Iota Ceti is a star system in the equatorial constellation of Cetus. Its name is a Bayer designation that is Latinized from ι Ceti, and abbreviated Iota Cet or ι Cet. It has the traditional name Deneb Kaitos Shemali. The name was from the Arabic word ذنب قيطس الشمالي - dhanab qayṭas al-shamālī, meaning the northern tail of the sea monster. it is visible to the naked eye with an apparent visual magnitude of 3.562. Based upon an annual parallax shift of 11.7 mas, it lies around 278.8 ly from the Sun. The system is drifting further away with a line of sight velocity component of +19 km/s.

In Chinese, 天倉 (Tiān Cāng), meaning Square Celestial Granary, refers to an asterism consisting of ι Ceti, η Ceti, θ Ceti, ζ Ceti, τ Ceti and 57 Ceti. Consequently, the Chinese name for ι Ceti itself is 天倉一 (Tiān Cāng yī, the First Star of Square Celestial Granary.)

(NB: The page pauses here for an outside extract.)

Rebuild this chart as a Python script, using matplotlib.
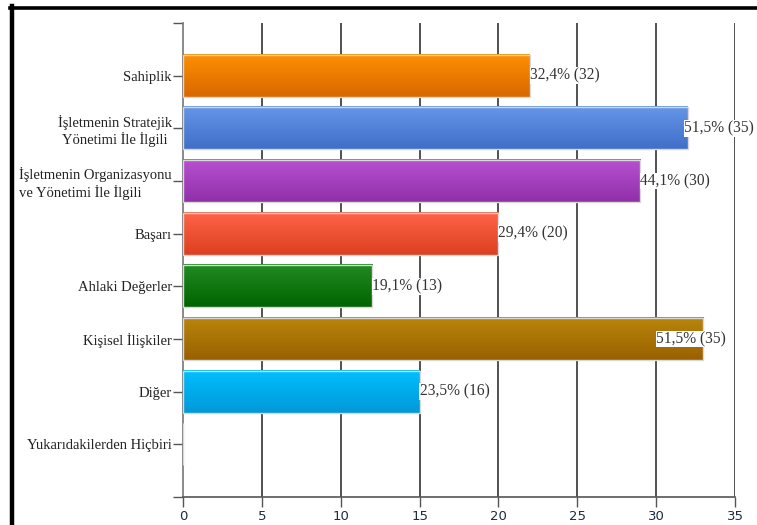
import numpy as np
import matplotlib
matplotlib.use("Agg")
import matplotlib.pyplot as plt
from matplotlib.colors import LinearSegmentedColormap
from matplotlib.lines import Line2D

categories = ["Sahiplik",
              "İşletmenin Stratejik\nYönetimi İle İlgili",
              "İşletmenin Organizasyonu\nve Yönetimi İle İlgili",
              "Başarı",
              "Ahlaki Değerler",
              "Kişisel İlişkiler",
              "Diğer",
              "Yukarıdakilerden Hiçbiri"]
values = [22, 32, 29, 20, 12, 33, 15, 0]
value_labels = ["32,4% (32)", "51,5% (35)", "44,1% (30)", "29,4% (20)",
                "19,1% (13)", "51,5% (35)", "23,5% (16)", ""]
top_colors = ["#ff8f00", "#6696e8", "#b850d2", "#ff6448", "#228b22", "#b8860b", "#00bfff", "#ffffff"]
bottom_colors = ["#d86800", "#3f6fc8", "#9030a8", "#dc4020", "#006400", "#9a6000", "#0098d8", "#ffffff"]
xticks = [0, 5, 10, 15, 20, 25, 30, 35]

serif = "Liberation Serif"

fig = plt.figure(figsize=(7.57, 5.25), dpi=100)
ax = fig.add_axes([183 / 757, 1 - 497 / 525, 552 / 757, 474 / 525])

bar_h = 0.8
y = np.arange(len(categories))

# vertical gridlines behind bars
for xt in xticks[1:]:
    ax.axvline(xt, color="#222222", lw=1.1, zorder=1)

grad = np.linspace(0, 1, 64).reshape(-1, 1)
for i, v in enumerate(values):
    if v <= 0:
        continue
    cmap = LinearSegmentedColormap.from_list("g", [top_colors[i], bottom_colors[i]])
    ax.imshow(grad, cmap=cmap, aspect="auto", interpolation="bilinear",
              extent=[0, v, y[i] + bar_h / 2, y[i] - bar_h / 2], zorder=2)
ax.barh(y, values, height=bar_h, facecolor="none", edgecolor="#d8d8d8", lw=1, zorder=3)

ax.set_xlim(0, 35)
ax.set_ylim(len(categories), -1)

# value labels; pull back inside when they would run off the picture
fig.canvas.draw()
renderer = fig.canvas.get_renderer()
for i, v in enumerate(values):
    if not value_labels[i]:
        continue
    t = ax.text(v, y[i], value_labels[i], va="center", ha="left", fontsize=11.2,
                family=serif, color="#333333", zorder=4,
                bbox=dict(facecolor="white", edgecolor="none", pad=0.3))
    bb = t.get_window_extent(renderer)
    over = bb.x1 - (fig.bbox.width - 3)
    if 0 < over < 8:
        t.set_x(v - over / (ax.bbox.width / 35))
    elif over >= 8:
        t.set_x(30)

ax.set_xticks(xticks)
ax.set_xticklabels([str(t) for t in xticks], fontsize=9.5, color="#1f2a44", family="DejaVu Sans")

ax.set_yticks(list(range(-1, len(categories) + 1)))
ax.set_yticklabels([""] + categories + [""], fontsize=10.5, family=serif, color="#222222")
for lbl, cat in zip(ax.get_yticklabels()[1:-1], categories):
    if cat.startswith("İşletmenin Organizasyonu"):
        lbl.set_multialignment("left")
    else:
        lbl.set_multialignment("center")

ax.tick_params(axis="y", length=7, width=1, color="#555555", pad=1)
ax.tick_params(axis="x", length=7, width=1, color="#555555", pad=2)

for s in ["top", "right"]:
    ax.spines[s].set_visible(False)
ax.spines["left"].set_color("#777777")
ax.spines["bottom"].set_color("#555555")
ax.spines["left"].set_linewidth(1.2)
ax.spines["bottom"].set_linewidth(1.2)

# black frame on left and top of the picture
fig.add_artist(Line2D([12 / 757, 12 / 757], [0, 1 - 6 / 525], color="black", lw=3.2,
                      transform=fig.transFigure))
fig.add_artist(Line2D([10 / 757, 1], [1 - 7.5 / 525, 1 - 7.5 / 525], color="black", lw=2.6,
                      transform=fig.transFigure))

fig.savefig("out.png", dpi=100)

This is an MK-standard star with a stellar classification of K1.5 III, indicating that it is an evolved K-type giant star. However, Houk and Swift (1999) list a classification of K1 II, which would indicate this is a bright giant. It is a suspected variable with a visual amplitude of around 0.05 magnitude. The star has about 3.7 times the mass of the Sun, 30 times the Sun's radius, and radiates 380 times the solar luminosity from its outer atmosphere at an effective temperature of 4,645 K.

Iota Ceti forms a wide astrometric pair with a common proper motion companion, a magnitude 10.40 star at an angular separation of 106.4 arcseconds along a position angle of 191° (as of 2014). This companion may be a K-type star.